Many of the Post Offices are closing now is my understanding!
http://www.gardenersreach.com/post/H-is-for-Heron.aspx
Nice picture, a simple functional post office.
Happy Thursday!
hugs
shakira
HOPE FOR GREAT LAKES NOW!
THEME THURSDAY-HATS
I remember that post office in the late 1960s and 1970s when it had wooden doors, and roll-down security shutters were nearly unheard of. I bought National Savings stamps in there when I was 10 to save up for a play tent that I couldn't put up at home on the council estate because we had no garden but I played with it in Haughton Dale. Gibraltar Lane dipped steeply down and went to dirt after only a couple of hundred yards. On the left as the lane drops away out of sight was a house occupied by a local identity called Burley Key. His house had a high thick hedge round it and a wooden bench he'd made sat in a cutout of the hedge facing the lane. Carved in the back of the bench was 'Coom sit tha down and rest thy sen, it winna cost thee owt'. An invitation to people walking back up the steep hill, it was a written version of the broad local dialect Mr Key still spoke. As a child I could barely understand a word he said though my mother would stop and have conversations with him on our walks up and down 'Gib' Lane. Oh - it meant 'come sit down and rest yourself, it won't cost you anything'. Thanks again for the memories!
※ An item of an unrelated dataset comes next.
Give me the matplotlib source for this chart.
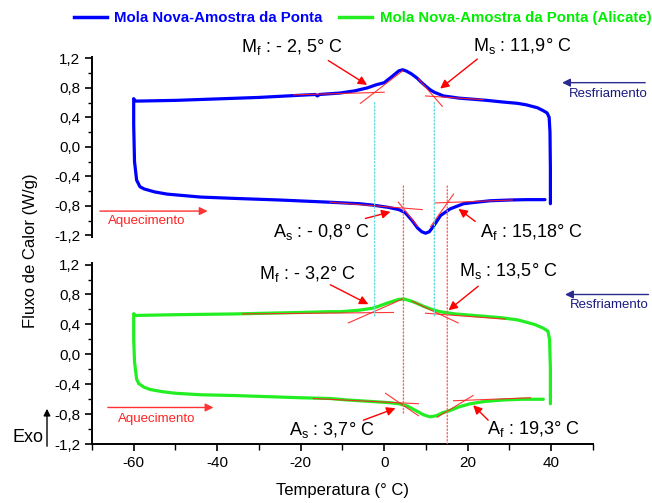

Oh, and I forgot - it was said the doorway to the Haughton Green Post Office was level with the top of Blackpool Tower...
That Post office is at the top of Gibraltar lane. My mum lived at number 11 in 1909. She was the eldest of 10 children and lived there until 1933. She has written a book about her childhood in Haughton Green and I am just about ready to go to print. Her name was Lizzie Barton and the book is called "Where's our Lizzie" -memories of a collier's lass. She died in 2007 , 2 days short of her 99th birthday. Lynne
Since I posted the comment about my mother who lived just a few doors away from the post office on Gibraltar Lane, Haughton Green, from 1909 to 1933, her book has now been published. It's called
" WHERE'S OUR LIZZIE" and is avaiable from www.haughtongreendentonhistory.co.uk
The book is about her childhood and is an entertaining and poignant social history of the times.
Burley Key was my great uncle. I used to love visiting his house with my mum. It was full of such interesting things for a youngster like me. Mum told me that Uncle Burley built his house using second hand bricks from the blitzed areas or Manchester. He and his wife (May?) cleaned all the bricks by hand for ages before work could start. Haven't been down Gibraltar lane for years. Must pop down sometime. I still have a handmade bird table he gave my mum, with hand cut miniature tiles on the roof. Very precious to me.
I'm burley key's great grandson and have recently changed my middle name to his
He was a great man and I'm glad I found some one who knows him
Hi
I'm burleys great grandson (paul key) and have a picture hung in my house of that very bird house and him and my dad looking at it
I have also hread the story of his house from my dad but I thought that it was made from the bricks from the mill at the bottom of gib lane
Great to hear from someone who knew him
If you wish to talk more: p.b.key@kbep.co.uk
Burley Key was my gteat uncle. Visiting his house as a small child was magical. Uncle Burl had a pond in his garden with gnomes at the edge.He told me there were fairies living in the garden as well as the gnomes. Whilst I was in the house with Auntie Nellie and mum Uncle Burl would remain outside. When I returned to the garden the gnomes would have moved to new positions, proving of course that fairies and gnomes were real!!!